That time the RAID cards synced up
The Problem
It's Hadoopland. I hear the grumbles about a weekly occurrence; the cluster goes to shit on the weekends. How many weeks? Long enough to be certain it's weekly!
Investigation!
Any time I hear about a periodic occurrence, cron
springs to mind. Well... cron-like things. Systemd timers, runit tasks, containers, the uszh. I found loads of cron jobs. None of them set to get upset on the weekend though.
Serendipity
I was following the existing efforts in Slack when a thread caught my eye: discussion about our 'RAID' setup... was actually JBOD! (duh duh DUH!).

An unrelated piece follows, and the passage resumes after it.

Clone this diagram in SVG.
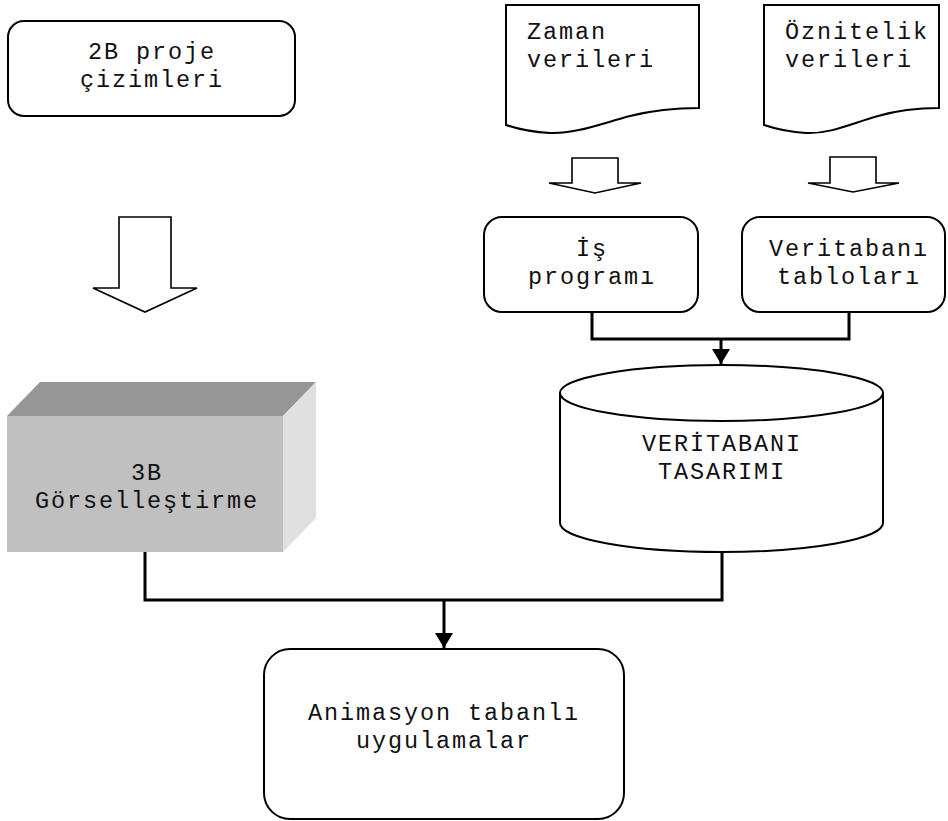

The setup becomes clearer. Each machine has a dozen or so disks, one of which is an operating sytem drive. The rest are configured as Just a Bunch of Disks (JBOD). Not a faux-JBOD with a bunch of single-disk RAID-0s either! This isn't actually surprising in any way; Hadoop was set to use each spindle on its own and handle failures all the way up at the HDFS layer.
By sheer luck, I had been perusing the manuals for the RAID cards. They have this feature called 'Patrol Reads'. To make a long story bearable, the card itself will scan all the disks as part of an early detection scheme. This extra read load has performance implications, so these controllers politely wait until a lesser-loaded time to impose on the disks.
Hypothesis
The RAID cards are doing their patrol reads on the weekend, and the extra load is causing the disks to fall behind on their HDFS replication.
Testing
To collect data, I wrote a script to poll the RAID cards for their patrol read status. I fed this to DataDog and whipped up some graphs.